Temple University and the Fox School of Business are committed to amplifying Black voices within our own community in February and all year long. We spoke to a few alumni and students about their motivations, experiences, challenges and triumphs as students at the Fox School.
Manager, Altman Solon
Darin Barton’s mother was a driving force in making education important in his life. “She was one of those people who never went to college. She went to junior college, got pregnant and dropped out,” says Barton. “Higher education was something she really championed. She didn’t want my siblings and me to be another statistic.”
After finishing his undergraduate degree and working in consulting for a year, Barton became a serial entrepreneur. He likens his experience to a rollercoaster ride with a lot of ups and downs—one business he classifies as “average,” another “a great disaster,” and the last a success with four restaurant franchise locations.

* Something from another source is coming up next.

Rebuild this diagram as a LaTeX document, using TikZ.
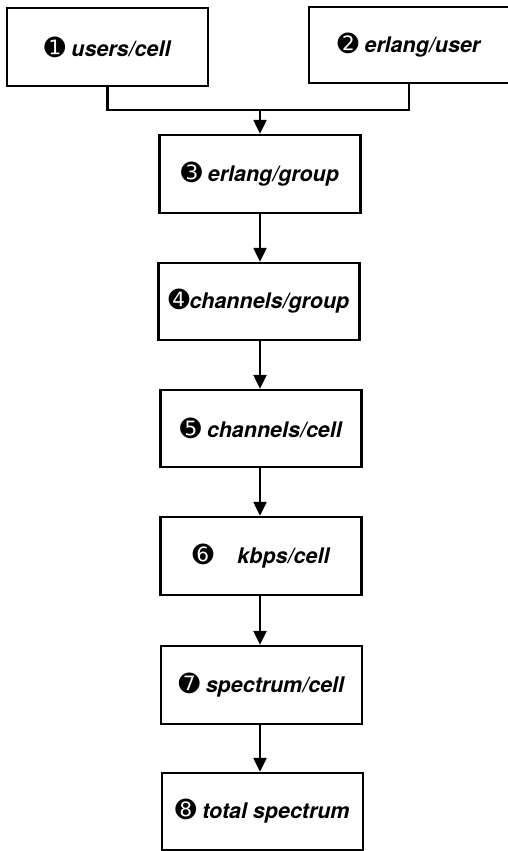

He decided to go back to school and earn his MBA with support and inspiration from his younger sisters, who earned their master’s, and his wife, who finished her MBA. “The intelligent women in my life were passing me by in their education, so I started looking at schools,” says Barton.

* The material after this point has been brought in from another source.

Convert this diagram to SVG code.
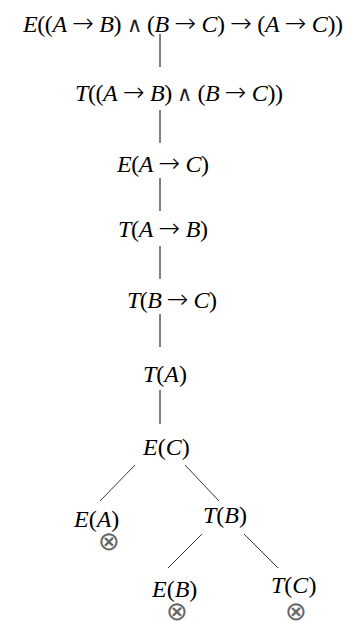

Based in Los Angeles, Barton chose the Fox Online MBA in part because of his affinity for Temple Basketball and primarily due to the program’s flexible, part-time format and week-long residency in Philadelphia. “In that first week, I made some really great friendships and connections that last to this day,” says Barton.
He went into the program not knowing what he wanted to do after graduating. “I had been an entrepreneur for so long, the idea of being an employee was scary to me,” says Barton. He connected with Janis Moore Campbell, senior director of graduate student professional development for the Center for Student Professional Development, who pointed him back to the direction of consulting and towards opportunities like the National Black MBA Association.

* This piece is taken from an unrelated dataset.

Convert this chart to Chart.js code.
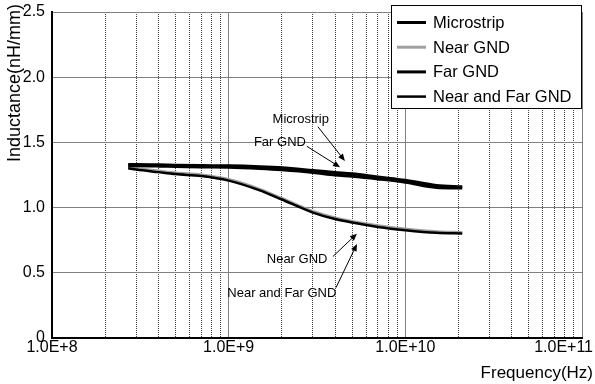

Currently, Barton works as a manager at Altman Solon, a technology media and telecom consulting firm focused on diligence and growth strategy. At his job and through alumni mentorship opportunities at the Fox School, he’s focused on supporting others from underrepresented backgrounds both personally and professionally. “I’m trying to lead from the front and provide opportunities for people to progress,” says Barton.
One of the biggest mental obstacles Barton had to overcome was the fear of a financial burden caused by going back to school. “I just kept thinking, ‘It’s too expensive, I can’t afford it,’” says Barton. “My advice is to think more long-term about the opportunity experience. The cost of an MBA versus what it generated for me in opportunity was a no-brainer.”
Judge, The First Judicial District of Pennsylvania
Long before he enrolled in his Fox MBA, Judge Gregory Yorgey-Girdy of the First Judicial District of Pennsylvania knew he wanted to combine law with business. “My intent while in undergrad was to go to law school and get my MBA at the same time, but I was paying on my own so money was an issue.” After establishing his legal career, he was ready to revisit the possibility of earning his MBA. “When my husband and I started creating our family, getting my MBA was a promise I made to myself to make sure voices like ours were heard.”
As a Black gay man in an interracial relationship, Yorgey-Girdy wanted to set an example for his family and community. “To do better things, you have to meet adversity—and you have to keep moving.” His MBA search led him to the Fox Online MBA, which he chose for the Fox School’s Philadelphia ties as well as its on-campus residency. “Part of the benefit of an MBA is networking and the relationships you build with other students in the program. I loved the one-week residency in this program.”
That on-campus residency would be a transformative experience for Yorgey-Girdy, as he formed a strong bond with some of his classmates (including Darin Barton, MBA ’18). “Something I didn’t expect when I was going into the MBA program is that I would make long-lasting friendships. I formed four great friendships—Darin being one of them—that helped me through my career as well as personally.” Those friendships, in addition to the skills he was building in his classes, would support him through his legal career and political campaign.
He credits the Fox School of Business with providing him with the resources and tools to help him navigate his path from conflicts attorney to being elected to the First Judicial Court of Philadelphia. “The tools in my MBA program helped with my political campaign. My Fox MBA taught me how to talk to other people and communicate with different people. I even use these skills with my kids, since my MBA taught me to come to a common ground with different personalities.”
Yorgey-Girdy has found these communication tools particularly useful for people who don’t look like him or share his experiences. “I’ve come across situations in business where someone has said to me they don’t see my color. My response is please see it. I need you to see my color, I need you to understand where I’m coming from. Please ask questions, because I need you to be educated on how to talk to and work with people like me.”
He encourages future business students—particularly those of color—to pursue their graduate education goals. “Don’t be afraid to step outside your comfort zone. I think a lot of people of color are raised to be skeptical and afraid of rejection. Don’t be afraid of adversity. Step out for yourself.”